11. A bobbin transporting system according to claim 10, wherein the lowered position of said lift means positions the tops of the bobbins that are on said retailing means at a level that is above the bottoms of the bobbins suspended from said transporting carriers, and said control means controls said transfer drive means and said means for driving said lift means such that, when said lift means is at its lowered position and said bobbins are being transferred by said transfer means, bobbins on said retaining means do not collide with bobbins suspended from said bobbin transporting carriers.

12. A bobbin transporting system according to claim 11, wherein during the process for moving said retaining means from said withdrawing position to said loading position, said control means controls the speed of said transfer drive means and said feeding means moving said retaining means at a first speed while said bobbin transporting carrier is moved at a second speed during the withdrawal of bobbins from said first group of bobbin transporting carriers, and said retaining means is moved at said second speed while said bobbin transporting carrier is moved at said first speed during the loading of said bobbins on said second group of bobbin transporting carriers, said first speed being higher than said second speed, thereby enabling operation of said transfer drive means and said feeding means to be started and stopped simultaneously.

13. A bobbin transporting system according to claim 1, wherein said second transporting rail means includes a closed loop path extending through said bobbin exchanging means, said system further comprising:

residual roving eliminating means disposed along an intermediate section of said second transporting rail means which extends from said array of spinning machines to said bobbin exchanging means for eliminating residual rovings from empty bobbins suspended from said second group of bobbin transporting carriers traveling in said intermediate section of said second transporting rail means.

14. A bobbin transporting system according to claim 1, wherein said second transporting rail means is branched into a first plurality of parallel transporting rail branches at a position preceding the location where the bobbin carriers of said second group of bobbin transporting carriers are transported into said bobbin exchanging means, said first plurality of transporting rail branches constituting a standby place for said bobbin transporting carriers of said second group.

15. A bobbin transporting system according to claim 14, wherein a section of said second transporting rail means onto which said bobbin transporting carriers of said second group are fed from said bobbin exchanging means is branched into a second plurality of parallel transporting rail branches, said second plurality of rail branches constituting a stock place for said bobbin transporting carriers of said second group.

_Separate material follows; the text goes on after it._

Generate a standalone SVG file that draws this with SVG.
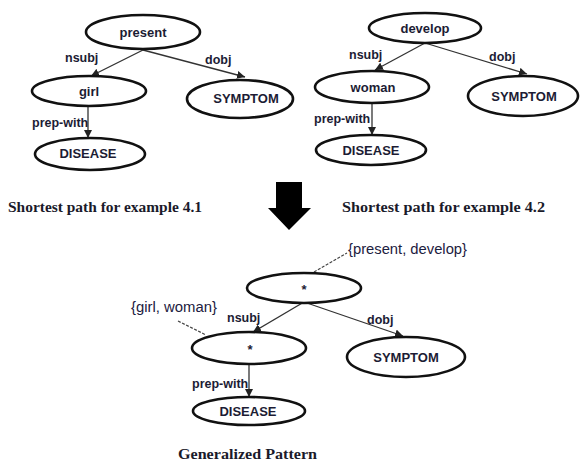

16. A bobbin transporting system according to claim 1, wherein the bobbins are mounted suspended from bobbin hangers provided on said bobbin transporting carriers running on said first and second transporting rail means, said bobbin hangers being suspended from said bobbin transporting carriers at said first and second pitches, respectively, wherein said exchanging means includes means for exchanging at one time a predetermined number of full bobbins and empty bobbins upon every exchanging operation thereof while moving intermittently said bobbin transporting carriers oppositely in the respective traveling directions.